The Start of the Texas League
This article was written by John J. McCloskey
This article was published in Texas is Baseball Country (SABR 24, 1994)
Editor’s note: This article was told to William B. Ruggles, June 15, 1931.
Actually, I think the birth of the Texas League in 1888 was due to the fact that a club of minor leaguers defeated the New York Giants. That notable victory aroused the sporting blood of Austin to the patch of enthusiasm necessary to form the league.
In 1887, I had been playing at St. Joseph in the old Western League. Mike O’Connor had a club at Webb City, Missouri, and after the close of the Western League season, I was asked to get a team together to represent Joplin, ten miles away, in a match series with him. I gathered up a star collection of Western Leaguers and we won ten out of fourteen games from Mike’s club. All of the ball players headed for the Pacific Coast in the winter in those days. So we decided to hold the Joplin team together and work it out to the Coast via Texas. We played in Fort Worth and Waco against strong independent clubs and got down to Austin where we expected to play the Austin team. A friendly clerk in the hotel tipped me off to the fact that the Austin folk had gotten together the star players of the Southern League. But with Dooms pitching brilliantly, we defeated them.
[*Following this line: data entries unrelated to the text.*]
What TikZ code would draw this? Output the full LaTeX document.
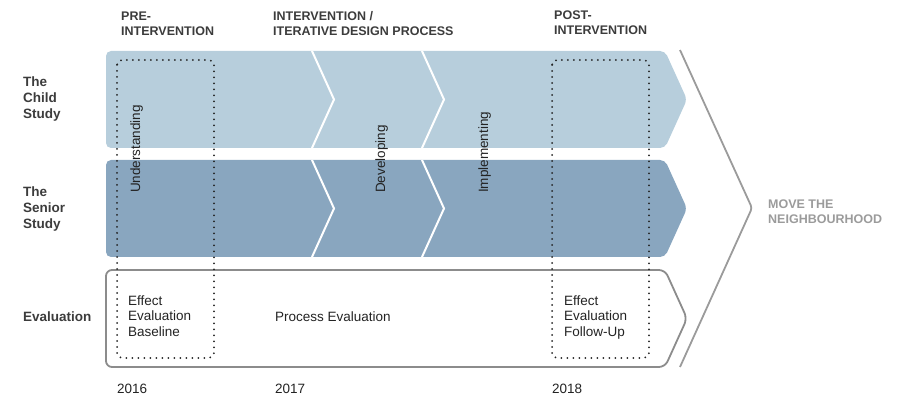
\documentclass[tikz,border=0pt]{standalone}
\usepackage{fontspec}
\setmainfont{Liberation Sans}
\usepackage{xcolor}
\usepackage{tikz}
\usetikzlibrary{positioning}

\definecolor{childblue}{RGB}{183,206,220}
\definecolor{seniorblue}{RGB}{137,166,191}
\definecolor{evalgray}{RGB}{140,140,140}
\definecolor{labelgray}{RGB}{60,60,60}
\definecolor{movegray}{RGB}{155,155,155}
\definecolor{textgray}{RGB}{35,35,35}

\begin{document}
\begin{tikzpicture}[x=1pt, y=-1pt,
    rowlabel/.style={anchor=base west, inner sep=0pt, align=left, text=labelgray,
        font=\fontsize{13.5}{16}\selectfont\bfseries},
    phase/.style={anchor=base west, inner sep=0pt, align=left, text=labelgray,
        font=\fontsize{12.5}{15}\selectfont\bfseries},
    plain/.style={anchor=base west, inner sep=0pt, align=left, text=textgray,
        font=\fontsize{13.5}{16}\selectfont},
    stagetext/.style={plain, rotate=90},
    divider/.style={white, line width=2pt},
    window/.style={textgray, line width=2pt, dash pattern=on 0pt off 6pt,
        line cap=round, rounded corners=5pt}]
    \useasboundingbox (0,0) rectangle (897,395);

    % study rows
    \fill[childblue, rounded corners=5pt] (106,51) -- (665,51) -- (687,99.5) -- (665,148) -- (106,148) -- cycle;
    \fill[seniorblue, rounded corners=5pt] (106,160) -- (665,160) -- (687,208.5) -- (665,257) -- (106,257) -- cycle;
    \draw[evalgray, line width=1.8pt, rounded corners=6pt] (106,270) -- (665,270) -- (687,318.5) -- (665,367) -- (106,367) -- cycle;

    % stage dividers
    \foreach \dx in {312,422} {
        \draw[divider] (\dx,51) -- (\dx+22,99.5) -- (\dx,148);
        \draw[divider] (\dx,160) -- (\dx+22,208.5) -- (\dx,257);
    }

    % outer chevron
    \draw[movegray, line width=1.8pt, rounded corners=3pt] (680,50) -- (752,208) -- (680,367);

    % measurement windows
    \draw[window] (117,60) rectangle (214,358);
    \draw[window] (552,60) rectangle (649,358);

    % phases (anchored on the last line)
    \node (pre) [phase] at (121,36) {PRE-\\INTERVENTION};
    \node (inter) [phase] at (273,36) {INTERVENTION /\\ITERATIVE DESIGN PROCESS};
    \node (post) [phase] at (554,35) {POST-\\INTERVENTION};
    \node (move) [phase, text=movegray] at (768,224) {MOVE THE\\NEIGHBOURHOOD};

    % rows
    \node (child) [rowlabel] at (23,119) {The\\Child\\Study};
    \node (senior) [rowlabel] at (23,229) {The\\Senior\\Study};
    \node (evaluation) [rowlabel] at (23,322) {Evaluation};

    % stages
    \node (understanding) [stagetext] at (140,193) {Understanding};
    \node (developing) [stagetext] at (385,193) {Developing};
    \node (implementing) [stagetext] at (488,193) {Implementing};

    % evaluation
    \node (baseline) [plain] at (128,337) {Effect\\Evaluation\\Baseline};
    \node (process) [plain] at (275,322) {Process Evaluation};
    \node (followup) [plain] at (564,337) {Effect\\Evaluation\\Follow-Up};

    % years
    \node (y2016) [plain] at (117,393) {2016};
    \node (y2017) [plain] at (275,393) {2017};
    \node (y2018) [plain] at (552,393) {2018};
\end{tikzpicture}
\end{document}
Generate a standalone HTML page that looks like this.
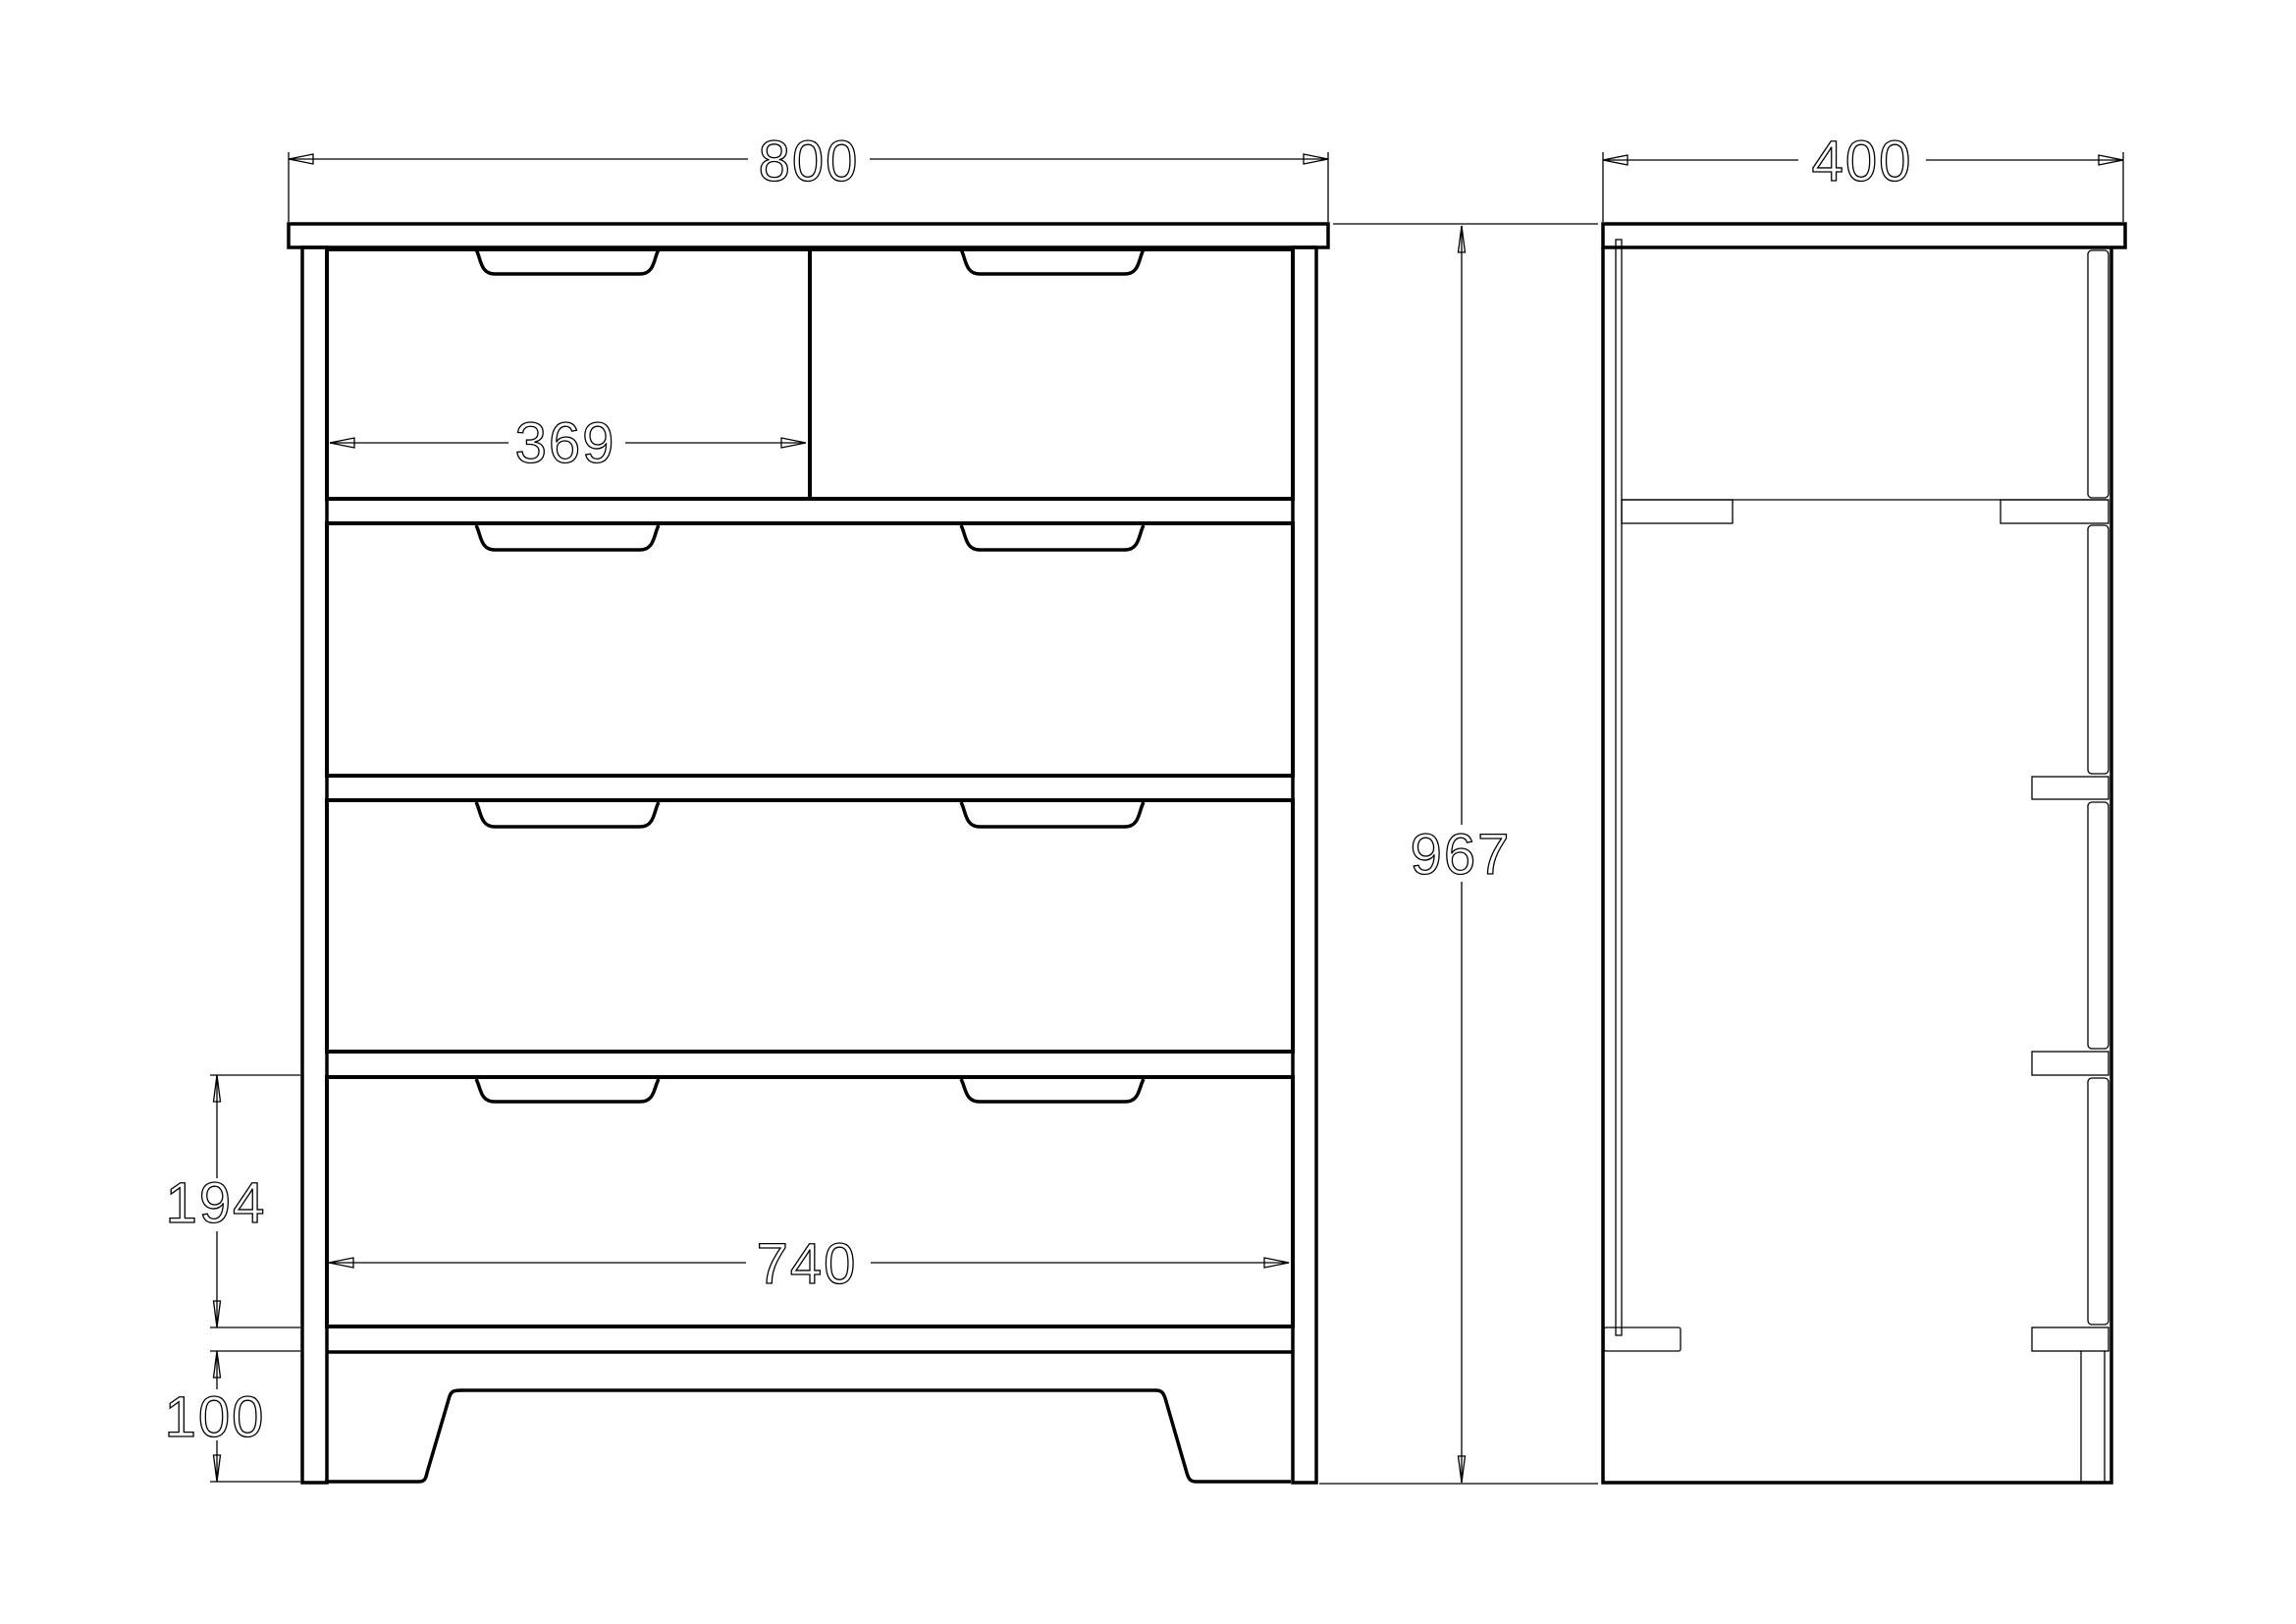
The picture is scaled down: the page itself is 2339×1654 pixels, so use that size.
<!DOCTYPE html>
<html><head><meta charset="utf-8"><style>
html,body{margin:0;padding:0;background:#fff;}
svg{display:block;}
text{font-family:"Liberation Sans",sans-serif;font-size:58px;fill:none;stroke:#000;stroke-width:1.3;text-anchor:middle;letter-spacing:2px;}
</style></head><body>
<svg width="2339" height="1654" viewBox="0 0 2339 1654" xmlns="http://www.w3.org/2000/svg">
<g fill="none" stroke="#000">
<!-- ===== FRONT VIEW ===== -->
<g stroke-width="1.3">
 <!-- 800 dim -->
 <line x1="294" y1="155" x2="294" y2="226"/><line x1="1353" y1="155" x2="1353" y2="226"/>
 <line x1="294" y1="162" x2="762" y2="162"/><line x1="886" y1="162" x2="1353" y2="162"/>
 <path d="M294 162 L319 157 L319 167 Z M1353 162 L1328 157 L1328 167 Z"/>
 <!-- 369 dim -->
 <line x1="336" y1="451" x2="518" y2="451"/><line x1="637" y1="451" x2="821" y2="451"/>
 <path d="M336 451 L361 446 L361 456 Z M821 451 L796 446 L796 456 Z"/>
 <!-- 740 dim -->
 <line x1="335" y1="1286" x2="760" y2="1286"/><line x1="887" y1="1286" x2="1313" y2="1286"/>
 <path d="M335 1286 L360 1281 L360 1291 Z M1313 1286 L1288 1281 L1288 1291 Z"/>
 <!-- 194 dim -->
 <line x1="214" y1="1095" x2="306" y2="1095"/><line x1="214" y1="1352" x2="306" y2="1352"/>
 <line x1="221" y1="1095" x2="221" y2="1200"/><line x1="221" y1="1254" x2="221" y2="1352"/>
 <path d="M221 1095 L217.5 1122 L224.5 1122 Z M221 1352 L217.5 1325 L224.5 1325 Z"/>
 <!-- 100 dim -->
 <line x1="214" y1="1376" x2="306" y2="1376"/><line x1="214" y1="1509" x2="306" y2="1509"/>
 <line x1="221" y1="1376" x2="221" y2="1415"/><line x1="221" y1="1467" x2="221" y2="1509"/>
 <path d="M221 1376 L217.5 1403 L224.5 1403 Z M221 1509 L217.5 1482 L224.5 1482 Z"/>
 <!-- 967 dim -->
 <line x1="1358" y1="228" x2="1628" y2="228"/><line x1="1344" y1="1511" x2="1628" y2="1511"/>
 <line x1="1489" y1="230" x2="1489" y2="840"/><line x1="1489" y1="898" x2="1489" y2="1510"/>
 <path d="M1489 230 L1485.5 257 L1492.5 257 Z M1489 1510 L1485.5 1483 L1492.5 1483 Z"/>
</g>
<g stroke-width="3.5">
 <rect x="294" y="228" width="1059" height="24"/>
 <rect x="308" y="252" width="25" height="1258"/>
 <rect x="1317" y="252" width="24" height="1258"/>
 <!-- drawers -->
 <rect x="333" y="254" width="492" height="254" stroke-width="4"/>
 <rect x="825" y="254" width="492" height="254" stroke-width="4"/>
 <rect x="333" y="533" width="984" height="257" stroke-width="4"/>
 <rect x="333" y="815" width="984" height="256" stroke-width="4"/>
 <rect x="333" y="1097" width="984" height="254" stroke-width="4"/>
 <line x1="333" y1="1377" x2="1317" y2="1377"/>
 <!-- plinth -->
 <path d="M331 1509 L427 1509 C433 1509 434 1505 435 1500 L458 1422 C460 1417 462 1416 470 1416 L1177 1416 C1183 1416 1185 1418 1187 1424 L1209 1500 C1211 1507 1213 1509 1219 1509 L1315 1509"/>
</g>
<!-- handles -->
<g stroke-width="3.5" id="h">
 <path d="M485 254 C490 263 489 279 504 279 L652 279 C667 279 666 263 671 254"/>
 <path d="M979 254 C984 263 983 279 998 279 L1146 279 C1161 279 1160 263 1165 254"/>
 <path d="M485 535 C490 544 489 560 504 560 L652 560 C667 560 666 544 671 535"/>
 <path d="M979 535 C984 544 983 560 998 560 L1146 560 C1161 560 1160 544 1165 535"/>
 <path d="M485 817 C490 826 489 842 504 842 L652 842 C667 842 666 826 671 817"/>
 <path d="M979 817 C984 826 983 842 998 842 L1146 842 C1161 842 1160 826 1165 817"/>
 <path d="M485 1099 C490 1108 489 1122 504 1122 L652 1122 C667 1122 666 1108 671 1099"/>
 <path d="M979 1099 C984 1108 983 1122 998 1122 L1146 1122 C1161 1122 1160 1108 1165 1099"/>
</g>
<!-- ===== SIDE VIEW ===== -->
<g stroke-width="1.3">
 <line x1="1633" y1="155" x2="1633" y2="226"/><line x1="2163" y1="155" x2="2163" y2="226"/>
 <line x1="1633" y1="163" x2="1832" y2="163"/><line x1="1962" y1="163" x2="2163" y2="163"/>
 <path d="M1633 163 L1658 158 L1658 168 Z M2163 163 L2138 158 L2138 168 Z"/>
 <rect x="1646" y="244" width="6" height="1116"/>
 <rect x="2127" y="255" width="21" height="252" rx="4"/>
 <rect x="2127" y="535" width="21" height="253" rx="4"/>
 <rect x="2127" y="817" width="21" height="251" rx="4"/>
 <rect x="2127" y="1098" width="21" height="251" rx="4"/>
 <line x1="1652" y1="509" x2="2148" y2="509"/>
 <rect x="1652" y="509" width="113" height="24"/>
 <rect x="2038" y="509" width="110" height="24"/>
 <rect x="2070" y="791" width="78" height="23"/>
 <rect x="2070" y="1071" width="78" height="24"/>
 <rect x="2070" y="1352" width="78" height="24"/>
 <rect x="1634" y="1352" width="78" height="24" rx="2"/>
 <line x1="2120" y1="1376" x2="2120" y2="1510"/>
 <line x1="2144" y1="1376" x2="2144" y2="1510"/>
</g>
<g stroke-width="3.5">
 <rect x="1633" y="228" width="532" height="24"/>
 <path d="M1633 252 L1633 1510 L2151 1510 L2151 252"/>
</g>
</g>
<text x="824" y="184">800</text>
<text x="576" y="471">369</text>
<text x="1897" y="184">400</text>
<text x="822" y="1307">740</text>
<text x="1488" y="890">967</text>
<text x="220" y="1245">194</text>
<text x="219" y="1463">100</text>
</svg>
</body></html>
Sam French, a lumber man, and Ed Byrne, contractor, with kindred spirits, conceived the idea that we could defeat the New York Giants, then barnstorming in Texas. The Giants demanded a thousand dollars guarantee with winner to take 65%. Byrne wired back that the offer was accepted but winner would have to take 85%. I was not especially confident, but we did have a good club. The upshot of it was that the Giants scheduled three games, we defeated them twice, and they did not stay for the third contest. Austin, then about to celebrate the dedication of the new capitol building, was wild with enthusiasm. Byrne, French, Charlie Newning and others joined me in getting the new league launched and the Texas League became history.
One birth was not quite enough for it as a matter of fact. We had to revive it every year. There was no such thing as continuous ownership of franchises, and in 1888, 1890, and again in 1892, after a year’s absence in which there was not Texas League, I had to stir up interest.
Our chief trouble was inability to keep the ball clubs in the best of physical condition. The state was new to baseball. People were enthusiastic. The saloon and the poolrooms were open to the players, free of charge. They were young for the most part. Naturally they fell for the diversions offered, but it was difficult for the men who were seriously trying to make a go of baseball.
As for the actual playing strength of the early clubs and those of today, I think the teams then were fully as good. My Austin team of 1888 developed such major league stars as Red Ehret, Buck Weaver, and Raymond, and players as good as they were in their prime could hold their own on a major league nine of 1931.